Leave out the pictures and reproduce all of the data exactly.

■ ■ ■ ■ ■

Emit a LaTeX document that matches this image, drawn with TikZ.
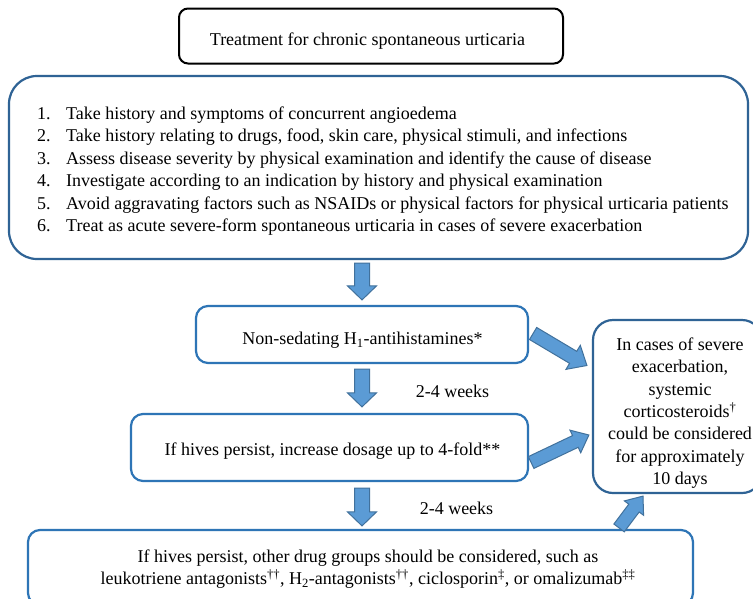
\documentclass[tikz,border=0pt]{standalone}
\usepackage{fontspec}
\setmainfont{Liberation Serif}
\usetikzlibrary{calc}
\definecolor{boxblue}{HTML}{2E75B6}
\definecolor{darkblue}{HTML}{2F6395}
\definecolor{arrowfill}{HTML}{5B9BD5}
\definecolor{arrowline}{HTML}{41719C}
\newcommand\myblockarrow[5]{%
  \coordinate (bn) at ($(#2)!#5!(#1)$);
  \draw[blockarrow] ($(#1)!#3!90:(#2)$) -- ($(bn)!#3!90:(#2)$) -- ($(bn)!#4!90:(#2)$) -- (#2)
    -- ($(bn)!#4!-90:(#2)$) -- ($(bn)!#3!-90:(#2)$) -- ($(#1)!#3!-90:(#2)$) -- cycle;}
\begin{document}
\begin{tikzpicture}[x=1pt,y=-1pt,
  font=\fontsize{18}{22.4}\selectfont,
  box/.style={draw=boxblue, line width=2.2pt, rounded corners=12pt, inner sep=0pt},
  darkbox/.style={draw=darkblue, line width=2.2pt, inner sep=0pt},
  txt/.style={inner sep=0pt, align=center},
  blockarrow/.style={fill=arrowfill, draw=arrowline, line width=1pt, line join=miter}]
\fill[white] (0,0) rectangle (753,598);
\useasboundingbox (0,0) rectangle (753,598);

% boxes
\node[draw=black, line width=2pt, rounded corners=9pt, minimum width=384pt, minimum height=55pt, inner sep=0pt]
  (title) at (371,36) {};
\node[darkbox, rounded corners=28pt, minimum width=739pt, minimum height=183pt] (bigbox) at (378.5,167.5) {};
\node[box, minimum width=332pt, minimum height=57pt] (nonsed) at (362,334.5) {};
\node[box, minimum width=397pt, minimum height=67pt] (dosage) at (329.5,447.5) {};
\node[box, minimum width=665pt, minimum height=75pt] (other) at (360.5,567.5) {};
\node[darkbox, rounded corners=20pt, minimum width=169pt, minimum height=173pt] (rbox) at (677.5,406.5) {};

% texts
\node[txt] (titletext) at (367.5,41) {Treatment for chronic spontaneous urticaria};
\node[anchor=west, align=left, inner sep=0pt] (steps) at (37,171) {%
\makebox[29pt][l]{1.}Take history and symptoms of concurrent angioedema\\
\makebox[29pt][l]{2.}Take history relating to drugs, food, skin care, physical stimuli, and infections\\
\makebox[29pt][l]{3.}Assess disease severity by physical examination and identify the cause of disease\\
\makebox[29pt][l]{4.}Investigate according to an indication by history and physical examination\\
\makebox[29pt][l]{5.}Avoid aggravating factors such as NSAIDs or physical factors for physical urticaria patients\\
\makebox[29pt][l]{6.}Treat as acute severe-form spontaneous urticaria in cases of severe exacerbation};
\node[txt] (nonsedtext) at (362.5,340.5) {Non-sedating H\textsubscript{1}-antihistamines*};
\node[txt] (dosagetext) at (332.5,451.5) {If hives persist, increase dosage up to 4-fold**};
\node[txt] (othertext) at (368,569) {If hives persist, other drug groups should be considered, such as\\
   leukotriene antagonists\textsuperscript{††}, H\textsubscript{2}-antagonists\textsuperscript{††}, ciclosporin\textsuperscript{‡}, or omalizumab\textsuperscript{‡‡}};
\node[txt] (rboxtext) at (680,413)
  {In cases of severe\\exacerbation,\\systemic\\corticosteroids\textsuperscript{†}\\could be considered\\for approximately\\10 days};

\node[txt] (w1) at (452.5,391) {2-4 weeks};
\node[txt] (w2) at (456.5,508) {2-4 weeks};

% arrows
\coordinate (d1s) at ($(bigbox.south -| nonsed.north)+(0,3)$);
\coordinate (d1e) at ($(nonsed.north)+(0,-5)$);
\coordinate (d2s) at ($(nonsed.south)+(0,5)$);
\coordinate (d2e) at ($(dosage.north -| nonsed.south)+(0,-6)$);
\coordinate (d3s) at ($(dosage.south -| nonsed.south)+(0,6)$);
\coordinate (d3e) at ($(other.north -| nonsed.south)+(0,-3)$);
\myblockarrow{d1s}{d1e}{7.5pt}{14.5pt}{14pt}
\myblockarrow{d2s}{d2e}{7.5pt}{14.5pt}{14pt}
\myblockarrow{d3s}{d3e}{7.5pt}{14.5pt}{14pt}

\coordinate (a1s) at ($(nonsed.east)+(4,-1)$);
\coordinate (a1e) at ($(rbox.west)+(-5,-41)$);
\coordinate (a2s) at ($(dosage.east)+(2,15)$);
\coordinate (a2e) at ($(rbox.west)+(-3,28.5)$);
\coordinate (a3s) at ($(other.north east)+(-75,-1)$);
\coordinate (a3e) at ($(rbox.south)+(-34.5,2)$);
\myblockarrow{a1s}{a1e}{7pt}{14pt}{16pt}
\myblockarrow{a2s}{a2e}{6.5pt}{12.5pt}{15pt}
\myblockarrow{a3s}{a3e}{6.5pt}{12pt}{15pt}
\end{tikzpicture}
\end{document}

■ ■ ■ ■ ■

PROBLEM SOLUTION:
Emit a LaTeX document that matches this image, drawn with TikZ.
\documentclass[tikz,border=0pt]{standalone}
\usepackage{fontspec}
\setmainfont{Liberation Serif}
\usetikzlibrary{calc}
\definecolor{boxblue}{HTML}{2E75B6}
\definecolor{darkblue}{HTML}{2F6395}
\definecolor{arrowfill}{HTML}{5B9BD5}
\definecolor{arrowline}{HTML}{41719C}
\newcommand\myblockarrow[5]{%
  \coordinate (bn) at ($(#2)!#5!(#1)$);
  \draw[blockarrow] ($(#1)!#3!90:(#2)$) -- ($(bn)!#3!90:(#2)$) -- ($(bn)!#4!90:(#2)$) -- (#2)
    -- ($(bn)!#4!-90:(#2)$) -- ($(bn)!#3!-90:(#2)$) -- ($(#1)!#3!-90:(#2)$) -- cycle;}
\begin{document}
\begin{tikzpicture}[x=1pt,y=-1pt,
  font=\fontsize{18}{22.4}\selectfont,
  box/.style={draw=boxblue, line width=2.2pt, rounded corners=12pt, inner sep=0pt},
  darkbox/.style={draw=darkblue, line width=2.2pt, inner sep=0pt},
  txt/.style={inner sep=0pt, align=center},
  blockarrow/.style={fill=arrowfill, draw=arrowline, line width=1pt, line join=miter}]
\fill[white] (0,0) rectangle (753,598);
\useasboundingbox (0,0) rectangle (753,598);

% boxes
\node[draw=black, line width=2pt, rounded corners=9pt, minimum width=384pt, minimum height=55pt, inner sep=0pt]
  (title) at (371,36) {};
\node[darkbox, rounded corners=28pt, minimum width=739pt, minimum height=183pt] (bigbox) at (378.5,167.5) {};
\node[box, minimum width=332pt, minimum height=57pt] (nonsed) at (362,334.5) {};
\node[box, minimum width=397pt, minimum height=67pt] (dosage) at (329.5,447.5) {};
\node[box, minimum width=665pt, minimum height=75pt] (other) at (360.5,567.5) {};
\node[darkbox, rounded corners=20pt, minimum width=169pt, minimum height=173pt] (rbox) at (677.5,406.5) {};

% texts
\node[txt] (titletext) at (367.5,41) {Treatment for chronic spontaneous urticaria};
\node[anchor=west, align=left, inner sep=0pt] (steps) at (37,171) {%
\makebox[29pt][l]{1.}Take history and symptoms of concurrent angioedema\\
\makebox[29pt][l]{2.}Take history relating to drugs, food, skin care, physical stimuli, and infections\\
\makebox[29pt][l]{3.}Assess disease severity by physical examination and identify the cause of disease\\
\makebox[29pt][l]{4.}Investigate according to an indication by history and physical examination\\
\makebox[29pt][l]{5.}Avoid aggravating factors such as NSAIDs or physical factors for physical urticaria patients\\
\makebox[29pt][l]{6.}Treat as acute severe-form spontaneous urticaria in cases of severe exacerbation};
\node[txt] (nonsedtext) at (362.5,340.5) {Non-sedating H\textsubscript{1}-antihistamines*};
\node[txt] (dosagetext) at (332.5,451.5) {If hives persist, increase dosage up to 4-fold**};
\node[txt] (othertext) at (368,569) {If hives persist, other drug groups should be considered, such as\\
   leukotriene antagonists\textsuperscript{††}, H\textsubscript{2}-antagonists\textsuperscript{††}, ciclosporin\textsuperscript{‡}, or omalizumab\textsuperscript{‡‡}};
\node[txt] (rboxtext) at (680,413)
  {In cases of severe\\exacerbation,\\systemic\\corticosteroids\textsuperscript{†}\\could be considered\\for approximately\\10 days};

\node[txt] (w1) at (452.5,391) {2-4 weeks};
\node[txt] (w2) at (456.5,508) {2-4 weeks};

% arrows
\coordinate (d1s) at ($(bigbox.south -| nonsed.north)+(0,3)$);
\coordinate (d1e) at ($(nonsed.north)+(0,-5)$);
\coordinate (d2s) at ($(nonsed.south)+(0,5)$);
\coordinate (d2e) at ($(dosage.north -| nonsed.south)+(0,-6)$);
\coordinate (d3s) at ($(dosage.south -| nonsed.south)+(0,6)$);
\coordinate (d3e) at ($(other.north -| nonsed.south)+(0,-3)$);
\myblockarrow{d1s}{d1e}{7.5pt}{14.5pt}{14pt}
\myblockarrow{d2s}{d2e}{7.5pt}{14.5pt}{14pt}
\myblockarrow{d3s}{d3e}{7.5pt}{14.5pt}{14pt}

\coordinate (a1s) at ($(nonsed.east)+(4,-1)$);
\coordinate (a1e) at ($(rbox.west)+(-5,-41)$);
\coordinate (a2s) at ($(dosage.east)+(2,15)$);
\coordinate (a2e) at ($(rbox.west)+(-3,28.5)$);
\coordinate (a3s) at ($(other.north east)+(-75,-1)$);
\coordinate (a3e) at ($(rbox.south)+(-34.5,2)$);
\myblockarrow{a1s}{a1e}{7pt}{14pt}{16pt}
\myblockarrow{a2s}{a2e}{6.5pt}{12.5pt}{15pt}
\myblockarrow{a3s}{a3e}{6.5pt}{12pt}{15pt}
\end{tikzpicture}
\end{document}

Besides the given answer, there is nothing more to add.